Thursday, October 31, 2013

Lhota as Manager: Fast Decisions, Open to Risk, Long Weeks


The New York Times asked Joseph J. Lhota, the Republican nominee, and Bill de Blasio, the Democratic nominee, to explain their approaches to being a boss: making tough choices, recruiting a savvy staff and coping with the crises that inevitably confront the leader of the nation’s largest municipality.


First up, an interview with Mr. Lhota, who spoke with Michael Barbaro, a reporter for The Times, at his campaign headquarters in Manhattan. An interview with Mr. de Blasio is coming Friday. This interview has been condensed and edited.


Q. What will a typical day look like in a Lhota administration?


A. I will have an 8 a.m. staff meeting every morning. Probably in the first six months it may be six days a week. Yeah, you’re not going to have much time off.


Tell me how you will manage.


I love managing by walking around. I just like to walk around and talk to people. I find it helpful because I think it’s morale-building. Sam Walton, who owned Walmart, would go to different Walmarts all around the country and wouldn’t announce himself. He would talk to people, and they had no idea who they were talking to. He got a good feel for whether it was a good store or not a good store, whether that person had potential to become a good manager.
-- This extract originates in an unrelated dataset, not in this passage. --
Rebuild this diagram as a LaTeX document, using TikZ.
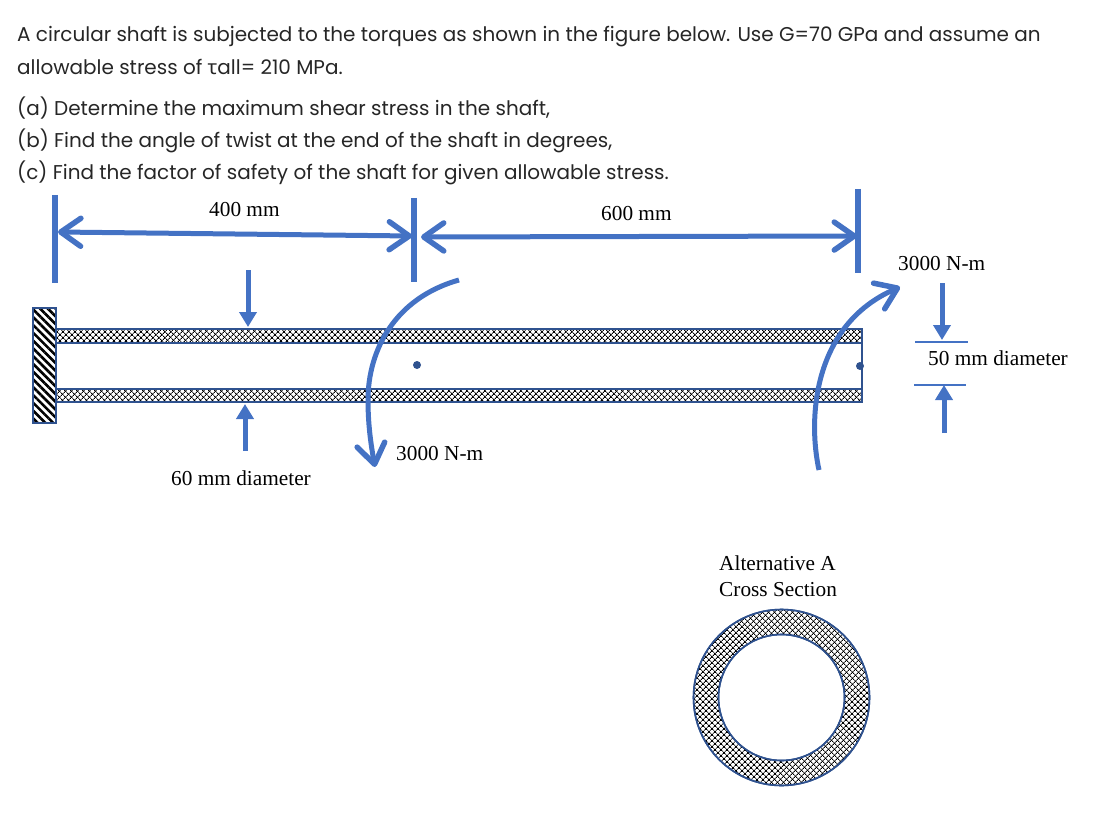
\documentclass[tikz,border=0pt]{standalone}
\usepackage{fontspec}
\setmainfont{Liberation Serif}
\newfontfamily\poppinsfont{Poppins}
\newfontfamily\taufont{Noto Sans}
\usetikzlibrary{arrows.meta,patterns.meta}
\definecolor{dimblue}{HTML}{4472C4}
\definecolor{edgeblue}{HTML}{2F528F}
\tikzset{
    question/.style={anchor=base west, inner sep=0pt, font=\poppinsfont\fontsize{19.97}{24}\selectfont, text=black!85},
    label/.style={anchor=base west, inner sep=0pt, font=\fontsize{21.3}{24}\selectfont},
    barb/.tip={Straight Barb[length=20pt,width=28pt,line width=5.5pt,round]},
    dimline/.style={dimblue, line width=5pt, {barb}-{barb}},
    tickline/.style={dimblue, line width=5.5pt},
    torque/.style={dimblue, line width=5pt, -{barb}},
    pointer/.style={dimblue, line width=5pt, -{Triangle[length=15pt,width=17pt]}},
    materiala/.style={pattern={Lines[angle=45,distance=4pt,line width=0.9pt]}},
    materialb/.style={pattern={Lines[angle=-45,distance=4pt,line width=0.9pt]}},
    wallhatch/.style={pattern={Lines[angle=-45,distance=5.5pt,line width=2.6pt]}},
    outline/.style={draw=edgeblue, line width=1.6pt}
}
\begin{document}
\begin{tikzpicture}[x=1pt,y=-1pt]
    \useasboundingbox (0,0) rectangle (1105,813);
    % question text
    \node[question] (line1) at (17,42) {A circular shaft is subjected to the torques as shown in the figure below. Use G=70 GPa and assume an};
    \node[question] (line2) at (17,75) {allowable stress of {\taufont τ}all= 210 MPa.};
    \node[question] (parta) at (17,116) {(a) Determine the maximum shear stress in the shaft,};
    \node[question] (partb) at (17,148) {(b) Find the angle of twist at the end of the shaft in degrees,};
    \node[question] (partc) at (17,179) {(c) Find the factor of safety of the shaft for given allowable stress.};

    % wall and shaft
    \draw[outline, wallhatch] (33,308) rectangle (56,423);
    \draw[outline, materiala] (56,329) rectangle (862,343);
    \draw[outline, materialb] (56,329) rectangle (862,343);
    \draw[outline, materiala] (56,389) rectangle (862,402);
    \draw[outline, materialb] (56,389) rectangle (862,402);
    \draw[outline] (862,329) -- (862,402);
    \fill[edgeblue] (417,365) circle (4);
    \fill[edgeblue] (860,366) circle (4);

    % dimension lines
    \coordinate (tickAtop) at (55,195);
    \coordinate (tickAbot) at (55,283);
    \coordinate (tickBtop) at (414,198);
    \coordinate (tickBbot) at (414,282);
    \coordinate (tickCtop) at (858,189);
    \coordinate (tickCbot) at (858,273);
    \draw[tickline] (tickAtop) -- (tickAbot);
    \draw[tickline] (tickBtop) -- (tickBbot);
    \draw[tickline] (tickCtop) -- (tickCbot);
    \coordinate (dimAleft) at (58,232);
    \coordinate (dimAright) at (412,236);
    \coordinate (dimBleft) at (421,237);
    \coordinate (dimBright) at (857,236);
    \draw[dimline] (dimAleft) -- (dimAright);
    \draw[dimline] (dimBleft) -- (dimBright);
    \node[label] (lenA) at (209,216) {400 mm};
    \node[label] (lenB) at (601,221) {600 mm};

    % torques
    \coordinate (torqueAstart) at (459,280);
    \coordinate (torqueAend) at (375,467);
    \coordinate (torqueBstart) at (819,470);
    \coordinate (torqueBend) at (900,287);
    \draw[torque] (torqueAstart) .. controls (395,298) and (368,350) .. (368,400) .. controls (368,425) and (371,445) .. (torqueAend);
    \draw[torque] (torqueBstart) .. controls (808,420) and (812,325) .. (torqueBend);
    \node[label] (torqueAlabel) at (396,460) {3000 N-m};
    \node[label] (torqueBlabel) at (898,270) {3000 N-m};

    % diameter pointers
    \coordinate (bigTop) at (248,270);
    \coordinate (bigTopTip) at (248,327);
    \coordinate (bigBot) at (245,451);
    \coordinate (bigBotTip) at (245,404);
    \draw[pointer] (bigTop) -- (bigTopTip);
    \draw[pointer] (bigBot) -- (bigBotTip);
    \node[label] (bigDia) at (171,485) {60 mm diameter};
    \coordinate (smallTop) at (942,283);
    \coordinate (smallTopTip) at (942,340);
    \coordinate (smallBot) at (944,433);
    \coordinate (smallBotTip) at (944,385);
    \draw[pointer] (smallTop) -- (smallTopTip);
    \draw[pointer] (smallBot) -- (smallBotTip);
    \coordinate (barTopL) at (915,342);
    \coordinate (barTopR) at (968,342);
    \coordinate (barBotL) at (914,385);
    \coordinate (barBotR) at (966,385);
    \draw[dimblue, line width=2.5pt] (barTopL) -- (barTopR);
    \draw[dimblue, line width=2.5pt] (barBotL) -- (barBotR);
    \node[label] (smallDia) at (928,365) {50 mm diameter};

    % cross section
    \node[label] (altA) at (719,570) {Alternative A};
    \node[label] (altB) at (719,596) {Cross Section};
    \draw[outline, materiala, even odd rule] (781.5,697.5) circle (88) (781.5,697.5) circle (63);
    \draw[outline, materialb, even odd rule] (781.5,697.5) circle (88) (781.5,697.5) circle (63);
\end{tikzpicture}
\end{document}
You did this as a deputy mayor in the Giuliani administration?


I used to really tick off commissioners to no end because I would call the deputies, the first deputy, or the deputy or the assistant commissioner, and go around the rigmarole, the bureaucracy. There were some commissioners who actually had the gumption to yell at me for talking to people in their organization. To this day I’m still shocked that they decided it was their organization.


How did you respond?


I told this to them — this is an exact quote: “You think you got your job by answering an ad in The New York Times? No, we picked you. Remember that. Don’t talk to me that way.” I would do it nicely. I would also remind them that it’s not theirs. They’re only there on a temporary basis. We all are.


If you are such an experienced leader, why does your campaign feel flat-footed?


There’s a world of difference between politicking and governing or managing. I know this is going to sound arrogant and egotistical. If this was a job that people were being hired to, and you went out and you did a search and did an executive recruiting, I’d feel very, very comfortable that I would end up being given that job. This a job where you go through the electoral process. And the electoral process in this country is — and this is very eye-opening for me because I’ve always looked at it from the outside — now that I’m on the inside, it is amazing to me how phrases are more important than action, or even backup. You can talk about a tale of two cities, but never once talk about how you’re going to deal with it. There’s a shallowness to the discussion.


So as a manager, it’s a new territory for you?


I’m not managing this campaign. I’m not in the absolute trenches on this, and I was told early on and I didn’t believe it — it took me about 10 minutes to believe it — that candidates should not be the campaign manager. I now know it to be absolutely true. So if you want to ask about management-related stuff, you’re asking the wrong guy. I’m the candidate.


What was your first job as a boss?


When I was a little kid, I worked for a guy named Ira Frankel in this little stationery store. Somewhere along the way, Ira, when I was just 17 years old, trusted me to run the whole store. The money, the cash, everything, the customers. And I wish he was alive today so you guys can ask him why he let me do that. For the life of me I don’t know why.


What’s the largest number of people you’ve ever overseen?


About 280,000.


The entire city payroll.


But that’s presumptuous. Directly reporting to me would have been my staff and the commissioners.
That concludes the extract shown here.